- _Work instructions_: Starting at the top of the listing, extract every line up to and including the one with "const refEndT = [1084, 90, 7.1];". Pictures stay out of the copy.

- _Provided data_:
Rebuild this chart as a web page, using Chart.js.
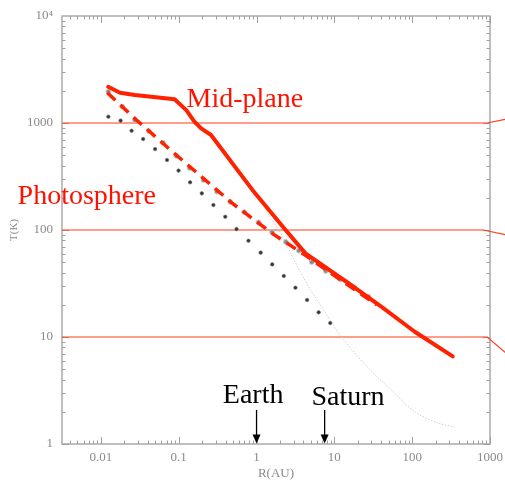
<!DOCTYPE html>
<html>
<head>
<meta charset="utf-8">
<script src="https://cdn.jsdelivr.net/npm/chart.js@4.4.1/dist/chart.umd.min.js"></script>
<style>
  html, body { margin: 0; padding: 0; background: #fff; }
  #wrap { width: 505px; height: 483px; }
</style>
</head>
<body>
<div id="wrap"><canvas id="tempChart" width="505" height="483"></canvas></div>
<script>
// R(AU) vs T(K)
const midR = [0.0124, 0.0176, 0.0273, 0.0885, 0.125, 0.159, 0.194, 0.26, 0.885, 2.36, 4.25, 15.2, 40, 108, 332];
const midT = [2180, 1920, 1830, 1670, 1320, 1030, 890, 773, 237, 100, 60.5, 31.8, 19.2, 11.2, 6.6];

const photR = [0.0121, 0.0286, 0.093, 0.491, 1.59, 4.25, 8, 15, 35];
const photT = [1920, 1067, 502, 177, 93, 58, 42, 30.5, 20];

const grayR = [0.01245, 0.0188, 0.0273, 0.0412, 0.0628, 0.0931, 0.138, 0.208, 0.31, 0.459, 0.693, 1.06, 1.58, 2.38, 3.5, 5.13, 7.74, 11.9, 18.2, 27.4];
const grayT = [1963, 1419, 1066, 841, 654, 492, 380, 293, 228, 183, 147, 118, 95.7, 77.3, 64.1, 50.2, 41.4, 34.6, 28.7, 23.8];

const dotR = [0.01247, 0.0179, 0.0248, 0.0349, 0.0497, 0.0707, 0.0995, 0.14, 0.198, 0.279, 0.396, 0.553, 0.787, 1.13, 1.59, 2.24, 3.16, 4.46, 6.28, 8.85];
const dotT = [1145, 1052, 847, 708, 571, 451, 359, 279, 220, 171, 133, 102, 79.4, 61.4, 47.7, 37.2, 28.9, 22.2, 17.0, 13.5];

const faintR = [1.14, 1.45, 1.94, 2.61, 4.69, 7.29, 11.3, 25.1, 53.8, 109, 215, 354];
const faintT = [190, 138, 100, 65, 29.3, 17.9, 10.9, 5.47, 3.2, 1.99, 1.57, 1.44];

// horizontal reference lines with their leader kinks past the frame
const refT = [1000, 100, 10];
const refKinkR = [920, 820, 920];
const refEndT = [1084, 90, 7.1];

const xTicks = [0.01, 0.1, 1, 10, 100, 1000];
const xTickLabels = ["0.01", "0.1", "1", "10", "100", "1000"];
const yTicks = [1, 10, 100, 1000, 10000];
const yTickLabels = ["1", "10", "100", "1000", "10⁴"];

const planetNames = ["Earth", "Saturn"];
const planetR = [1, 7.5];

const xMin = Math.pow(10, -2.5);
const xMax = 1000;
const RED = "#ff2200";
const SERIF = "'Liberation Serif', 'Times New Roman', serif";

const toXY = (xs, ys) => xs.map((x, i) => ({ x, y: ys[i] }));

const notes = [
  { text: "Mid-plane", r: 0.126, t: 1413, color: "#ff1100", align: "left", size: 28 },
  { text: "Photosphere", r: 0.00085, t: 175, color: "#ff1100", align: "left", size: 28 },
  { text: planetNames[0], r: 0.904, t: 2.42, color: "#000", align: "center", size: 28 },
  { text: planetNames[1], r: 15.0, t: 2.31, color: "#000", align: "center", size: 28 },
];

const refSets = refT.map((t, i) => ({
  data: [{ x: xMin, y: t }, { x: refKinkR[i], y: t }, { x: 1600, y: refEndT[i] }],
  showLine: true,
  borderColor: "#ff3a1a",
  borderWidth: 1.2,
  pointRadius: 0,
  clip: false,
}));

// frame, inward ticks, annotations
const decor = {
  id: "decor",
  beforeDatasetsDraw(chart) {
    const { ctx, chartArea: a, scales } = chart;
    const xs = scales.x, ys = scales.y;
    ctx.save();
    ctx.strokeStyle = "#b0b0b0";
    ctx.lineWidth = 1.6;
    ctx.strokeRect(a.left, a.top, a.right - a.left, a.bottom - a.top);
    ctx.lineWidth = 1;
    ctx.strokeStyle = "#a0a0a0";
    for (let e = -3; e <= 3; e++) {
      for (let k = 1; k <= 9; k++) {
        const v = k * Math.pow(10, e);
        const len = k === 1 ? 7 : 3.5;
        if (v >= xMin * 0.999 && v <= xMax * 1.001) {
          const px = Math.round(xs.getPixelForValue(v)) + 0.5;
          ctx.beginPath();
          ctx.moveTo(px, a.bottom); ctx.lineTo(px, a.bottom - len);
          ctx.moveTo(px, a.top); ctx.lineTo(px, a.top + len);
          ctx.stroke();
        }
        if (e >= 0 && v >= 1 && v <= 10000) {
          const py = Math.round(ys.getPixelForValue(v)) + 0.5;
          ctx.beginPath();
          ctx.moveTo(a.left, py); ctx.lineTo(a.left + len, py);
          ctx.moveTo(a.right, py); ctx.lineTo(a.right - len, py);
          ctx.stroke();
        }
      }
    }
    ctx.restore();
  },
  afterDatasetsDraw(chart) {
    const { ctx, scales } = chart;
    const xs = scales.x, ys = scales.y;
    ctx.save();
    notes.forEach((n) => {
      ctx.font = n.size + "px " + SERIF;
      ctx.fillStyle = n.color;
      ctx.textAlign = n.align;
      ctx.textBaseline = "alphabetic";
      ctx.fillText(n.text, xs.getPixelForValue(n.r), ys.getPixelForValue(n.t));
    });
    // planet arrows
    ctx.strokeStyle = "#000";
    ctx.fillStyle = "#000";
    ctx.lineWidth = 1.3;
    planetR.forEach((r) => {
      const px = xs.getPixelForValue(r);
      const y1 = ys.getPixelForValue(2.08);
      const y2 = ys.getPixelForValue(1.01);
      ctx.beginPath();
      ctx.moveTo(px, y1); ctx.lineTo(px, y2 - 7);
      ctx.stroke();
      ctx.beginPath();
      ctx.moveTo(px - 4, y2 - 9); ctx.lineTo(px + 4, y2 - 9); ctx.lineTo(px, y2);
      ctx.closePath();
      ctx.fill();
    });
    ctx.restore();
  },
};

new Chart(document.getElementById("tempChart"), {
  type: "scatter",
  data: {
    datasets: [
      {
        label: "Mid-plane",
        data: toXY(midR, midT),
        showLine: true,
        borderColor: RED,
        borderWidth: 4,
        pointRadius: 0,
        borderJoinStyle: "round",
        borderCapStyle: "round",
      },
      {
        label: "Photosphere",
        data: toXY(photR, photT),
        showLine: true,
        borderColor: RED,
        borderWidth: 3.5,
        borderDash: [11, 7],
        pointRadius: 0,
      },
      {
        label: "gray",
        data: toXY(grayR, grayT),
        pointRadius: 2.4,
        pointBackgroundColor: "#8a8a8a",
        pointBorderColor: "#c4c4c4",
        pointBorderWidth: 1,
      },
      {
        label: "dots",
        data: toXY(dotR, dotT),
        pointRadius: 1.8,
        pointBackgroundColor: "#333",
        pointBorderColor: "#777",
        pointBorderWidth: 0.6,
      },
      {
        label: "faint",
        data: toXY(faintR, faintT),
        showLine: true,
        borderColor: "#cfcfcf",
        borderWidth: 1,
        borderDash: [1.5, 1.5],
        pointRadius: 0,
        tension: 0.3,
      },
      ...refSets,
    ],
  },
  options: {
    responsive: false,
    animation: false,
    layout: { padding: { top: 16, right: 15, left: 0, bottom: 0 } },
    plugins: { legend: { display: false }, tooltip: { enabled: false } },
    scales: {
      x: {
        type: "logarithmic",
        min: xMin,
        max: xMax,
        border: { display: false },
        grid: { display: false, drawTicks: false },
        afterBuildTicks: (s) => { s.ticks = xTicks.map((v) => ({ value: v })); },
        afterFit: (s) => { s.height = 39; s.paddingRight = 0; s.paddingLeft = 0; },
        ticks: {
          padding: 6,
          maxRotation: 0,
          autoSkip: false,
          color: "#8a8a8a",
          font: { family: SERIF, size: 13 },
          callback: (v) => xTickLabels[xTicks.indexOf(v)] ?? "",
        },
        title: {
          display: true,
          text: "R(AU)",
          color: "#8a8a8a",
          font: { family: SERIF, size: 13 },
          padding: { top: 0, bottom: 2 },
        },
      },
      y: {
        type: "logarithmic",
        min: 1,
        max: 10000,
        border: { display: false },
        grid: { display: false, drawTicks: false },
        afterBuildTicks: (s) => { s.ticks = yTicks.map((v) => ({ value: v })); },
        afterFit: (s) => { s.width = 62; s.paddingTop = 0; s.paddingBottom = 0; },
        ticks: {
          padding: 9,
          autoSkip: false,
          color: "#8a8a8a",
          font: { family: SERIF, size: 13 },
          callback: (v) => yTickLabels[yTicks.indexOf(v)] ?? "",
        },
        title: {
          display: true,
          text: "T(K)",
          color: "#8a8a8a",
          font: { family: SERIF, size: 11 },
          padding: { top: 8, bottom: 0 },
        },
      },
    },
  },
  plugins: [decor],
});
</script>
</body>
</html>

- _Correct result_:
Rebuild this chart as a web page, using Chart.js.
<!DOCTYPE html>
<html>
<head>
<meta charset="utf-8">
<script src="https://cdn.jsdelivr.net/npm/chart.js@4.4.1/dist/chart.umd.min.js"></script>
<style>
  html, body { margin: 0; padding: 0; background: #fff; }
  #wrap { width: 505px; height: 483px; }
</style>
</head>
<body>
<div id="wrap"><canvas id="tempChart" width="505" height="483"></canvas></div>
<script>
// R(AU) vs T(K)
const midR = [0.0124, 0.0176, 0.0273, 0.0885, 0.125, 0.159, 0.194, 0.26, 0.885, 2.36, 4.25, 15.2, 40, 108, 332];
const midT = [2180, 1920, 1830, 1670, 1320, 1030, 890, 773, 237, 100, 60.5, 31.8, 19.2, 11.2, 6.6];

const photR = [0.0121, 0.0286, 0.093, 0.491, 1.59, 4.25, 8, 15, 35];
const photT = [1920, 1067, 502, 177, 93, 58, 42, 30.5, 20];

const grayR = [0.01245, 0.0188, 0.0273, 0.0412, 0.0628, 0.0931, 0.138, 0.208, 0.31, 0.459, 0.693, 1.06, 1.58, 2.38, 3.5, 5.13, 7.74, 11.9, 18.2, 27.4];
const grayT = [1963, 1419, 1066, 841, 654, 492, 380, 293, 228, 183, 147, 118, 95.7, 77.3, 64.1, 50.2, 41.4, 34.6, 28.7, 23.8];

const dotR = [0.01247, 0.0179, 0.0248, 0.0349, 0.0497, 0.0707, 0.0995, 0.14, 0.198, 0.279, 0.396, 0.553, 0.787, 1.13, 1.59, 2.24, 3.16, 4.46, 6.28, 8.85];
const dotT = [1145, 1052, 847, 708, 571, 451, 359, 279, 220, 171, 133, 102, 79.4, 61.4, 47.7, 37.2, 28.9, 22.2, 17.0, 13.5];

const faintR = [1.14, 1.45, 1.94, 2.61, 4.69, 7.29, 11.3, 25.1, 53.8, 109, 215, 354];
const faintT = [190, 138, 100, 65, 29.3, 17.9, 10.9, 5.47, 3.2, 1.99, 1.57, 1.44];

// horizontal reference lines with their leader kinks past the frame
const refT = [1000, 100, 10];
const refKinkR = [920, 820, 920];
const refEndT = [1084, 90, 7.1];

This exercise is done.